== What to produce ==
Note each line of the listing that contains the string "chart", and copy it.

== Task input ==
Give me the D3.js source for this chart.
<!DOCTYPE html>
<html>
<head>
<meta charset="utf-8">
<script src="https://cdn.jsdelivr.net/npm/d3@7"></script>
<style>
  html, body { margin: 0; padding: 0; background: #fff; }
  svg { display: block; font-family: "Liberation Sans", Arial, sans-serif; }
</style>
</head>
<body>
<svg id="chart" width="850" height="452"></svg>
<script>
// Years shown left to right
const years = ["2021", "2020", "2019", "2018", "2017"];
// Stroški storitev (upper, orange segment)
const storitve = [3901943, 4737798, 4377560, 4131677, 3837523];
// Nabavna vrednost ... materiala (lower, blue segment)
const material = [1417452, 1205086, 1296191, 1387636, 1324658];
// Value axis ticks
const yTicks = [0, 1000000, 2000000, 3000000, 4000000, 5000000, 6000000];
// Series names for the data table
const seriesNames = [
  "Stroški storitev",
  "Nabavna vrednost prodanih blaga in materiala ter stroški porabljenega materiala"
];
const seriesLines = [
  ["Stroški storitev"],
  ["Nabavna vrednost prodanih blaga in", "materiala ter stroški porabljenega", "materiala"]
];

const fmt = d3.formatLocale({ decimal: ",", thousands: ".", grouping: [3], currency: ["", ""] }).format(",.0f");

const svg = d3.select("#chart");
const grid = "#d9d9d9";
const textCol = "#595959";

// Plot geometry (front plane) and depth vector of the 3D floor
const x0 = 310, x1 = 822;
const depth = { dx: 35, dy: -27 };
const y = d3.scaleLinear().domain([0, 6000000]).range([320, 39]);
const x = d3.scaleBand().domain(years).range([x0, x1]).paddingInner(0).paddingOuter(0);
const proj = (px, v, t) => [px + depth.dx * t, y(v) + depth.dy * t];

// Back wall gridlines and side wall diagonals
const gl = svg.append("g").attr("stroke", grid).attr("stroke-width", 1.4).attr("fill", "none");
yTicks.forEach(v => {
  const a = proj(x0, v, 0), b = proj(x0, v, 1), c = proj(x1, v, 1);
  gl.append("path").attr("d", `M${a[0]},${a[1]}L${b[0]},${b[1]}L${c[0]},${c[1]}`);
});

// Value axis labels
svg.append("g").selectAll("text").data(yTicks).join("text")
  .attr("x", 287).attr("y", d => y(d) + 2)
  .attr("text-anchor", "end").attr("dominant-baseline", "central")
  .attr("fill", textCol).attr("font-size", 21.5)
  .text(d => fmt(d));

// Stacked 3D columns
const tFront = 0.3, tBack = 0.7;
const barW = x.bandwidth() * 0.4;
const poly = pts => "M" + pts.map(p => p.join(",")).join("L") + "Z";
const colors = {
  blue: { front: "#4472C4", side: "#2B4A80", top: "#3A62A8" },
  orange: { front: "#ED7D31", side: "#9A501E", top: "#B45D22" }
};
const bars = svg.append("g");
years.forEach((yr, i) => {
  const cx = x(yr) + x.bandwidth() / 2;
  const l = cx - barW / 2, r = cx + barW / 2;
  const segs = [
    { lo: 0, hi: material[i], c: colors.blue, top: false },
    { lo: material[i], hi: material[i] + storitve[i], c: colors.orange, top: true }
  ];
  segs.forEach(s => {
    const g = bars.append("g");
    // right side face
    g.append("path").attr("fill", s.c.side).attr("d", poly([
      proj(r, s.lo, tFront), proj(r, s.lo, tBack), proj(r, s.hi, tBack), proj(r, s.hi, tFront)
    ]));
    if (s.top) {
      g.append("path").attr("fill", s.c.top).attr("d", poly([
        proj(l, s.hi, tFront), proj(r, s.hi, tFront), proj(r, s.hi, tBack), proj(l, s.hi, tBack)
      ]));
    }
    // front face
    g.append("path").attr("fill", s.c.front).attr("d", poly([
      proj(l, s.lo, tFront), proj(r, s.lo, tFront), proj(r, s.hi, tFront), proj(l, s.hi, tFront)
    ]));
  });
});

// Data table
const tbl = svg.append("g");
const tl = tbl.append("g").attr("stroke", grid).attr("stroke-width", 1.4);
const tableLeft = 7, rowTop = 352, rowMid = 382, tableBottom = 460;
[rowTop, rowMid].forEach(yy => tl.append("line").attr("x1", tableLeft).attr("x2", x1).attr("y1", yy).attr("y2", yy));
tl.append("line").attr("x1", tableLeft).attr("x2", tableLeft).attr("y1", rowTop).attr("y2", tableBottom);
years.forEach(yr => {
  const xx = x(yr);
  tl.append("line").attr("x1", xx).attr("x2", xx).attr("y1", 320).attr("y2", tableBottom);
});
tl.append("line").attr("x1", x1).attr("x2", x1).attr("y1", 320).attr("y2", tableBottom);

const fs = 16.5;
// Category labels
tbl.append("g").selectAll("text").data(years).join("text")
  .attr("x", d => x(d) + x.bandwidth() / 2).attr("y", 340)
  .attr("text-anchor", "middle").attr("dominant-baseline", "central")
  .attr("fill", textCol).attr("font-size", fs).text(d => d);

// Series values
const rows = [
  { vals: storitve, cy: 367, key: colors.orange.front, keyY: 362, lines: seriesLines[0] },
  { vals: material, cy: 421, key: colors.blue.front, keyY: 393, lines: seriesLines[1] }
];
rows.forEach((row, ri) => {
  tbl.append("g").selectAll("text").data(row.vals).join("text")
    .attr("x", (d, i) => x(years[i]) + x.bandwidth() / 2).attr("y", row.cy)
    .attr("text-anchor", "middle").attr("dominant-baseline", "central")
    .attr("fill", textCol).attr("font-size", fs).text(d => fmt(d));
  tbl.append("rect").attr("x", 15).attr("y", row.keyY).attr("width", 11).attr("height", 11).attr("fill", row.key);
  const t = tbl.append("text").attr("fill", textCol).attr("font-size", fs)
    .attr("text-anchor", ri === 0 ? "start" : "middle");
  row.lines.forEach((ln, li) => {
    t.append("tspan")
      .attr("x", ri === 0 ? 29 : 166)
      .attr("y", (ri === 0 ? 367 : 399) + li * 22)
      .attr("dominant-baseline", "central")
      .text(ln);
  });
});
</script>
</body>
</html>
==
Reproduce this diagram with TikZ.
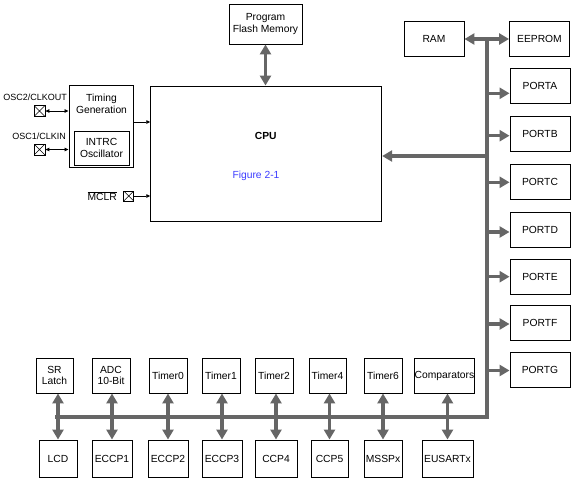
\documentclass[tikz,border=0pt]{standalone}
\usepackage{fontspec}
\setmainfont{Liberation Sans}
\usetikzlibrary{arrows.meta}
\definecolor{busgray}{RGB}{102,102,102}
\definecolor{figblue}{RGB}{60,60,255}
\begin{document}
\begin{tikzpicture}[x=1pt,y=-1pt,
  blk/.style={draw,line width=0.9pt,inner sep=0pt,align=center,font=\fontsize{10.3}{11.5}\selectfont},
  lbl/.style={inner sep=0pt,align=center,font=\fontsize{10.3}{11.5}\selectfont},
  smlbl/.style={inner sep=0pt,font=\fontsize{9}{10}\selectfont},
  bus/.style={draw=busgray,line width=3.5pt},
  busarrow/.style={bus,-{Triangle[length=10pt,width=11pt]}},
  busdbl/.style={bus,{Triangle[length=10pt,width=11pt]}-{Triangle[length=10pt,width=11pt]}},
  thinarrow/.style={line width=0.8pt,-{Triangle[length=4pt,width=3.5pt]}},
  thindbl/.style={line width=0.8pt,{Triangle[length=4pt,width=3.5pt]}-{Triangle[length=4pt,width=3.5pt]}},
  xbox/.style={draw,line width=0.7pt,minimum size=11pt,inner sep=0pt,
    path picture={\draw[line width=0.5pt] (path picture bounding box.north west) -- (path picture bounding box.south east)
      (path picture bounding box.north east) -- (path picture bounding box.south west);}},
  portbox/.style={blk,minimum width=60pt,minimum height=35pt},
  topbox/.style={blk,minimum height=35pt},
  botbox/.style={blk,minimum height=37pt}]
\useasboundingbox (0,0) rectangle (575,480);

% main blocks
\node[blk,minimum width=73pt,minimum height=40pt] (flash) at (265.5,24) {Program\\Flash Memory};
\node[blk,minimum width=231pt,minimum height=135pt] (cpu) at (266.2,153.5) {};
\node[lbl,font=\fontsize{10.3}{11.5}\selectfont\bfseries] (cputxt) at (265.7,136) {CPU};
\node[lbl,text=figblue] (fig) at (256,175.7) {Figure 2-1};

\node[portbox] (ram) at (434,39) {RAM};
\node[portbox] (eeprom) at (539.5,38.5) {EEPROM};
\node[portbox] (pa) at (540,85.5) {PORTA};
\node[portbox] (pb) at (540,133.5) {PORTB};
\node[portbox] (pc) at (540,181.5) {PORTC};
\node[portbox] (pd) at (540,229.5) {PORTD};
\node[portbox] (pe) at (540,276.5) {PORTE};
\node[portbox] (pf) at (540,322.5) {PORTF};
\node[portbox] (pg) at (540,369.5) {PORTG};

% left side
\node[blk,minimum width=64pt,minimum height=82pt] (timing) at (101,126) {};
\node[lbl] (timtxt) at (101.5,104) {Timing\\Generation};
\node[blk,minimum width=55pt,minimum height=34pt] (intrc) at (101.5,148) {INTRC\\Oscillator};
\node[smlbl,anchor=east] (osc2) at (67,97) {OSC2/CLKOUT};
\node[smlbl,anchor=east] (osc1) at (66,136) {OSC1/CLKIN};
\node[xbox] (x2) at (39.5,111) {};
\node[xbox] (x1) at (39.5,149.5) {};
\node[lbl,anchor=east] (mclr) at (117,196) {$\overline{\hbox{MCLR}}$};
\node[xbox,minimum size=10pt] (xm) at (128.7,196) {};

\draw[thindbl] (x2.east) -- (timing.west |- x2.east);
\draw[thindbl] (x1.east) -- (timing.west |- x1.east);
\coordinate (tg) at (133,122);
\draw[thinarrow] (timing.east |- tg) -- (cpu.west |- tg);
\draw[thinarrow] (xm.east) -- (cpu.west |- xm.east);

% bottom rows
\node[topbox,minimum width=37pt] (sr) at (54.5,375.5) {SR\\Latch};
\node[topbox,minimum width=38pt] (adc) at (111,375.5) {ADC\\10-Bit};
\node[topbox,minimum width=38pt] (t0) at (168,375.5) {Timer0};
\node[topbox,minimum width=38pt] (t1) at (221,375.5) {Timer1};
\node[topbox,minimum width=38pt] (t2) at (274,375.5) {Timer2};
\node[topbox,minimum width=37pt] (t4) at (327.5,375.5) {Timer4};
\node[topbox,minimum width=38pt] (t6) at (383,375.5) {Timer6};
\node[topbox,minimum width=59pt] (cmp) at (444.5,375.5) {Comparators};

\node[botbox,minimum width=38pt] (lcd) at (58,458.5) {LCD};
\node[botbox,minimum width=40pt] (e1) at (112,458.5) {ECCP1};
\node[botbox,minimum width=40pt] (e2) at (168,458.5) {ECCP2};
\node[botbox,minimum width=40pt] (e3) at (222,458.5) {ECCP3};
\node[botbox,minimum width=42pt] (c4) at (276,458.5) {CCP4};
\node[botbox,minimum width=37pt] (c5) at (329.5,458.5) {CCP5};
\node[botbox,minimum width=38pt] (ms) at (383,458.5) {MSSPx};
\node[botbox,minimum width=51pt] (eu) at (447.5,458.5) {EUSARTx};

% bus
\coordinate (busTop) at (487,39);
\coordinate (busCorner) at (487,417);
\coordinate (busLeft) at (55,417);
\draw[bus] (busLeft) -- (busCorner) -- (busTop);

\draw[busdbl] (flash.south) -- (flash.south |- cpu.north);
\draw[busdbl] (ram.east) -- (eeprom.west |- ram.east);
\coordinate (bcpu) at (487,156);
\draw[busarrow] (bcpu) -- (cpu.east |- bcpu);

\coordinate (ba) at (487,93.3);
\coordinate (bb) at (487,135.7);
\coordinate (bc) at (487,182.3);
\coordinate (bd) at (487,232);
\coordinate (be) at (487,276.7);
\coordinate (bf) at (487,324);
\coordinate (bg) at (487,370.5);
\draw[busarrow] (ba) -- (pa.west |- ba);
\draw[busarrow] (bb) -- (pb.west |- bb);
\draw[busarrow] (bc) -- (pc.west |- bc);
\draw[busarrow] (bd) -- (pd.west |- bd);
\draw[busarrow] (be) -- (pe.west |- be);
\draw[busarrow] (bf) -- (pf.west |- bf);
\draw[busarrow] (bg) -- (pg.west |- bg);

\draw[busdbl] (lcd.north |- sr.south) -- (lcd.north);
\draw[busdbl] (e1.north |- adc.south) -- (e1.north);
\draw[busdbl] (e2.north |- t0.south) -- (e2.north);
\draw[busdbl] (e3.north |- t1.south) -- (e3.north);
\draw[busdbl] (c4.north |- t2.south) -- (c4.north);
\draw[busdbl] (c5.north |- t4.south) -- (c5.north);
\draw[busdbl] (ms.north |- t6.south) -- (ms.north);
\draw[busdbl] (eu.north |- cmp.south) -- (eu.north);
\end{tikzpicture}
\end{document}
* * *
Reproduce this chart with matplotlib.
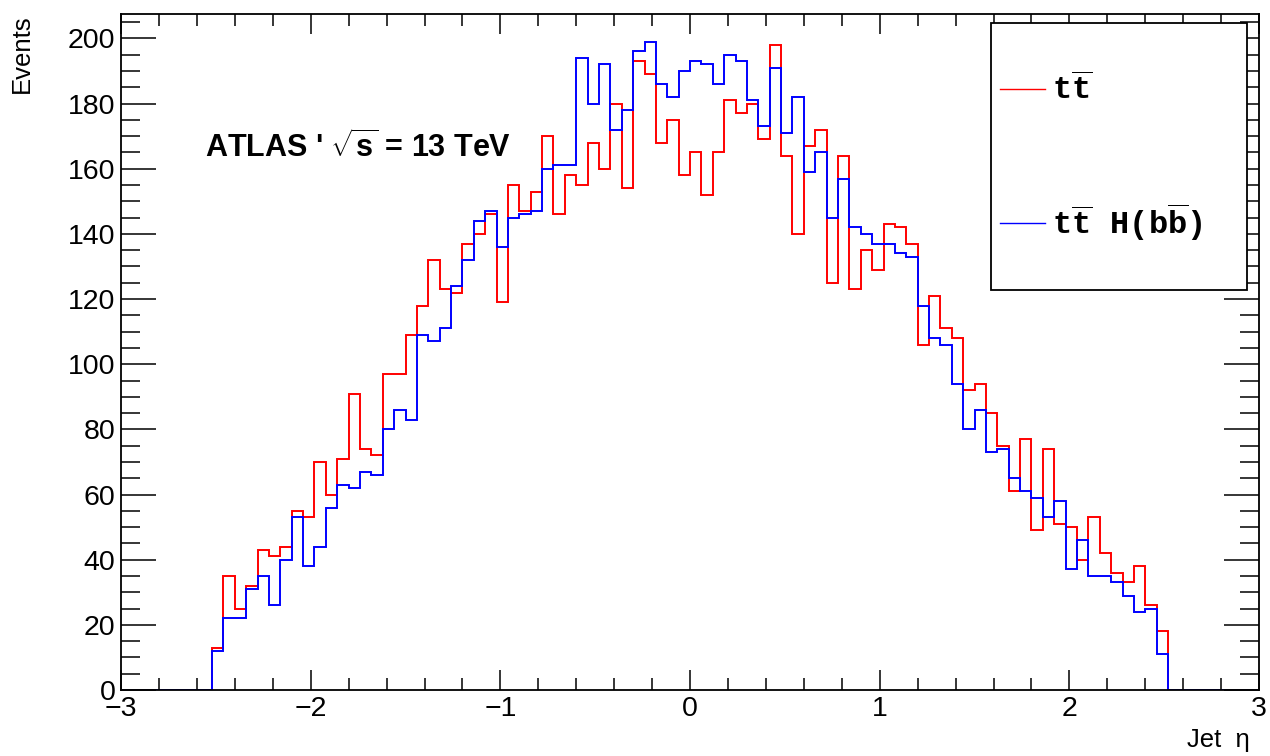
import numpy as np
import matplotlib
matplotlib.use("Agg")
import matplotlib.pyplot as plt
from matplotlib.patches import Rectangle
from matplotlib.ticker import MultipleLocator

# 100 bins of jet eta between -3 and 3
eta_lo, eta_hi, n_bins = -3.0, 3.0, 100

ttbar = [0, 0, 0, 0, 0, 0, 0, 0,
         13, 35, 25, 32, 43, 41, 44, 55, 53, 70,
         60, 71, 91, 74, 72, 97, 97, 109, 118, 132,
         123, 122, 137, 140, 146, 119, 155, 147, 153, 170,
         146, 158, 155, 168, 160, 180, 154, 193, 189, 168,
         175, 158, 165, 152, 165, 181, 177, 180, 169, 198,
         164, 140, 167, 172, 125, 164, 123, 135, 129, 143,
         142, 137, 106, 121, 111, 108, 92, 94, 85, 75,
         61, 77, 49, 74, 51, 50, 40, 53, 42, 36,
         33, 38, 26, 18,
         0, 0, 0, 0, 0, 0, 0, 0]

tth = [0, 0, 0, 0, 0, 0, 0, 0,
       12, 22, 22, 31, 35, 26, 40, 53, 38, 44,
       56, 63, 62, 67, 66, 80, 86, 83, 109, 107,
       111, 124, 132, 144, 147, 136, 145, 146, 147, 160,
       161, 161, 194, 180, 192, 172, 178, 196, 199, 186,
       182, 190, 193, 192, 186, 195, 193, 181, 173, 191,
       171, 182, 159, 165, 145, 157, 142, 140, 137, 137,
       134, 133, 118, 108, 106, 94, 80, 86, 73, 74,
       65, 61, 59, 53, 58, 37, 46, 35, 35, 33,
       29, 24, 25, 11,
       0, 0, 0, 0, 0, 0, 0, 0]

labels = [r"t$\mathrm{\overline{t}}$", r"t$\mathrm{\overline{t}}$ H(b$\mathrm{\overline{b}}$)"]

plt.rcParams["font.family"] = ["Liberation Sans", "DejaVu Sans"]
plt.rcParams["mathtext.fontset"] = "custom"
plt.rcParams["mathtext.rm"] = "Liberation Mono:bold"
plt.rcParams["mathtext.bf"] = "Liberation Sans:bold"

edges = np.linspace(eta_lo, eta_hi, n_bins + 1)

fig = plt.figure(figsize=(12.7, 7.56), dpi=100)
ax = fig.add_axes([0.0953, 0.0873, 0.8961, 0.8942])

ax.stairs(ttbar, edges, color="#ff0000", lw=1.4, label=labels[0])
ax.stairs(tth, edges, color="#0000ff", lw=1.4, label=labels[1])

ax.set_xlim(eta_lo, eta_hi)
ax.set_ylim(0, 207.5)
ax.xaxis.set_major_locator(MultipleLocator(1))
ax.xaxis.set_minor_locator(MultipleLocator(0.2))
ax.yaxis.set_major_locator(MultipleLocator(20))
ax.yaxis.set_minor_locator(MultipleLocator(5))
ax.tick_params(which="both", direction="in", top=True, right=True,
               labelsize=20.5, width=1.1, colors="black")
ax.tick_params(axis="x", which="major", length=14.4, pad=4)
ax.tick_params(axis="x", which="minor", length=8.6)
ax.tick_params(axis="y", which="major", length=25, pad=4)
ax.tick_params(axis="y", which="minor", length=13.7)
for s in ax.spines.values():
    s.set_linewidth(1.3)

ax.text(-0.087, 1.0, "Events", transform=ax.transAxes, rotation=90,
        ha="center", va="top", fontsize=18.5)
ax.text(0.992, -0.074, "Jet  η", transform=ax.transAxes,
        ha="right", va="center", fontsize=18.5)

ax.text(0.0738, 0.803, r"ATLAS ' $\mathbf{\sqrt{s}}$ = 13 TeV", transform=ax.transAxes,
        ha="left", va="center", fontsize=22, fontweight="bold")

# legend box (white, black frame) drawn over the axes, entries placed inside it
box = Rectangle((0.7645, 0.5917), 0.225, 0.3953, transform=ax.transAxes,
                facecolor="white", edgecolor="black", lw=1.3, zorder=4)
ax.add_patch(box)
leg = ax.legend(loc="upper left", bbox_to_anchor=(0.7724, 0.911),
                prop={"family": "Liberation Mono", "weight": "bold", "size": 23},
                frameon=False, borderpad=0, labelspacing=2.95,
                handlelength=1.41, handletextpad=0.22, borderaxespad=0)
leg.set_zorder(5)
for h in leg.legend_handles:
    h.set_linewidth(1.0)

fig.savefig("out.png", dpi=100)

== Response to this task ==
Give me the D3.js source for this chart.
<svg id="chart" width="850" height="452"></svg>
const svg = d3.select("#chart");
Reproduce this chart with matplotlib.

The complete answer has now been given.